また資格や免許は取得した順番で記入します。エントリーシートの記載方法に合わせ、上から古い日付順で書くようにして下さい。
正しい書き方の例を見てみよう
エントリーシートへの資格の書き方例文は以下のようになります。
2014年6月 普通自動車代一種運転免許 取得
2014年8月 toeic600点 取得
2015年11月 乙腫第4類危険物取扱者 取得
このように、資格や免許の取得日を古い順に記載します。toeicのようなスコア制のものはスコアも一緒に記入します。
英検や漢検は2級以上を書くのが一般的です。

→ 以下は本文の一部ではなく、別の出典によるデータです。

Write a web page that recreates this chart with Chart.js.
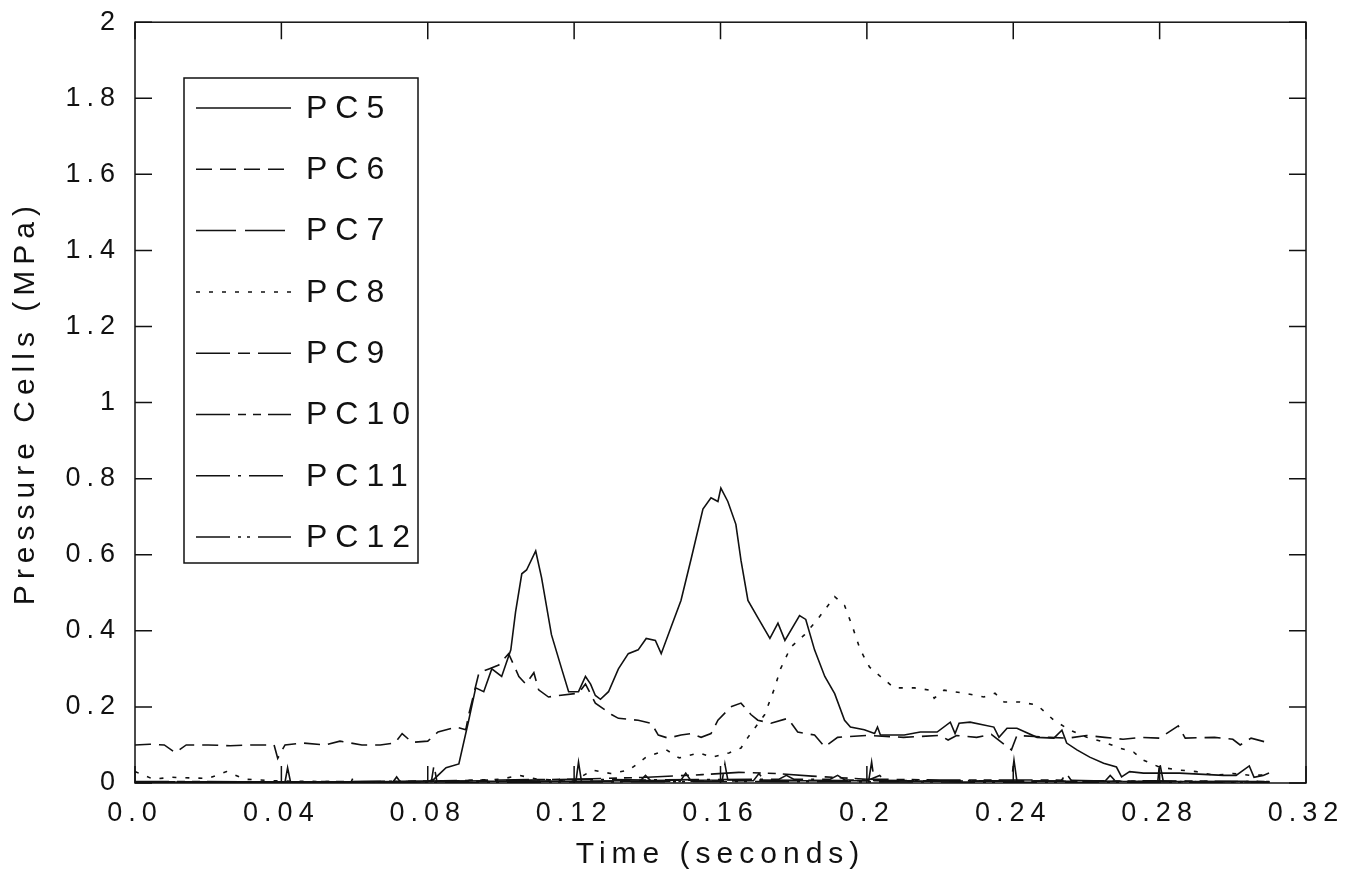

準2級以下では効果はほとんど期待できないといったところでしょう。
2級以上のみ書くようにしましょう。
資格や免許を全く持っていない人は特に書かなくても構いません。
しかし何かしら資格を取るためのアピールは必要です。
もし資格を取得するために勉強中の場合、「○○取得に向けて勉強中」と書くことで自己アピールは可能でしょう。
また、資格取得の見込みがあるなら取得予定として書いておくのも方法のひとつです。
例として、今現在自動車教習所に通っているなら「普通自動車免許取得予定」といった書き方で取得見込みを書いておくと良いでしょう。
エントリーシートに書く資格がない時はどうすればいい?
ESに書けるような資格保有がない就活生も少なくないでしょう。
そこで、目立った資格を取得していない人の対処法を解説します。
資格がなければ特に無しと記し、勉強中の場合はその資格名を書きましょう。
1.そのまま「特になし」と書く
もしも、エントリーシートに適したレベルの資格が何も無い場合は、「特になし」と書くのが最善です。
ここで最も避けるべき行為は、嘘をつくことです。
たとえ保有していない資格をアピールして採用選考を潜り抜けたとしても、就職後に綻びが生じてあなたの評価は急落します。
知識や能力の矛盾を抱えて働き続けることは、あなたにとっても企業にとっても良いことが何一つないです。
他にも、大学生レベルなど、一定の評価ランク以下の保有資格を書くことはおすすめしないです。
これは一定レベルに知識が達していない印象を与えてしまうからです。
もしESに書ける保有資格がないという場合は、素直に「特になし」と書いてしまいましょう。
2.勉強中の資格を書く
現在進行形で資格取得に向かって猛勉強中であると自信をもって言える場合には、その旨をESに書くことも一つの方法です。
「現在〇〇試験△級取得を目標に勉強中」「〇〇試験△級を20XX年X月に取得見込み」などと書き示すのが一般的です。
その際、資格試験に向けて真剣に勉強に取り組んでいることが必須です。
試験勉強への取り組みの程度が低かったり、勉強を始める予定のことを書くなど事実と異なる内容は厳禁です。
また、数年先のような長期計画ではなく、直近の試験日や大学卒業までにある試験日であることが望ましいです。
いずれの場合も、胸を張って「いま資格試験に向けて努力している」と言える場合に限り書くようにしましょう。
エントリーシートへの資格の書き方まとめ
エントリーシートに書くべき資格についてご紹介しました。様々な資格がある中、書ける資格はしっかりと書き、企業に自分を知ってもらえるようにしましょう。